Students Raise Money for Lymphoma While Competing for Scholarship Prize

Students Raise Money for Lymphoma While Competing for Scholarship Prize

Students Raise Money for Lymphoma While Competing for Scholarship Prize

The Leukemia and Lymphoma Society, also known as LLS, exists as a voice for all patients with blood cancers. The society strives to cure lymphoma, leukemia, myeloma, and Hodgkin’s disease, as well as improve the quality of life for both patients and their families. Through its chapters across the United States and Canada, LLS is focused on finding cures and certifying access to affordable treatments for patients with blood cancers. They hope to be able to close the gap between academic discovery and drug development, all the while accelerating the development of new, high-quality treatments.

The LLS's Students of the Year Program allows students to participate in a fundraising competition to benefit the LLS's mission.

Major advances of the LLS

So far, LLS has made two major advances.

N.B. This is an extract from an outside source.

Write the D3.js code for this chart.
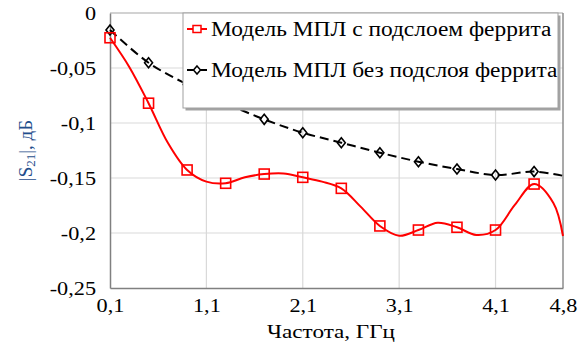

One particular advance occurred in 1999-2000, with a type of therapy known as targeted therapy. Characteristic of this therapy is the drug called Glivec, which helps treat chronic myeloid leukemia. Research for this drug was funded by LLS and it was approved by the FDA in 2000, with a uniqueness for targeting cancer and not harming the ‘good’ cells of the body. With the help of this drug, over 90% of recently-diagnosed patients with CML experience remission.

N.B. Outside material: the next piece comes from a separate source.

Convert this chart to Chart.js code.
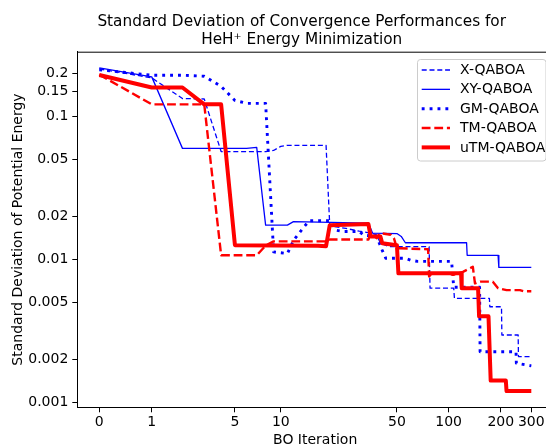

The Leukemia and Lymphoma Society was founded in 1949 by a mother and father who had lost their 16-year-old son to a battle with leukemia. At the time, their goal was to raise money to help fund research on leukemia and find a cure. “And frankly, we’ve been true to their guidance ever since. As you mentioned, last year, we jumped a major milestone–we’ve deployed over 1 billion dollars to support research worldwide. That support has led to the discovery of virtually every modern therapy used to treat the blood cancers. Cancers of the blood affect the red blood cells, the white blood cells, the bone, and bone marrow. They are a class of about 140 different diseases–the ones people are most familiar with: leukemia, lymphoma, multiple myeloma, and then a host of other more rare diseases. Something that your listeners might be interested in knowing…and perhaps would find shocking… is that when you take these diseases together as a group–the blood cancers–they are the third largest cancer killer in the United States. And this provides a huge unmet medical need. Again, that’s why The Leukemia and Lymphoma Society exists. We exist to find cures, and to make certain that patients have access to those life-saving therapies,” said Dr. Louis DeGennaro, president and CEO of LLS.

Over the last decade, LLS has partnered with several biotechnological and pharmaceutical companies in an attempt to accelerate the approval of new drugs. With a new program known as the Therapy Acceleration Program, both LLS and these companies have been able to bring key players together, so that patients can have access to the latest, most innovative, and most effective treatments available. “The goal is exactly what the name suggests: accelerate the rate at which new therapies are brought into the healthcare arena for blood cancer patients. And we did this by surveying the landscape of these small companies, finding those companies that had agents that we believed were promising for the treatment of blood cancers. And then we partnered with those companies, providing non-dilutive capital. And far more!  We provide expertise and access to key opinion leaders. We even bring the, if you will, The Good Housekeeping Seal of The Leukemia and Lymphoma Society,” said Dr. DeGennaro.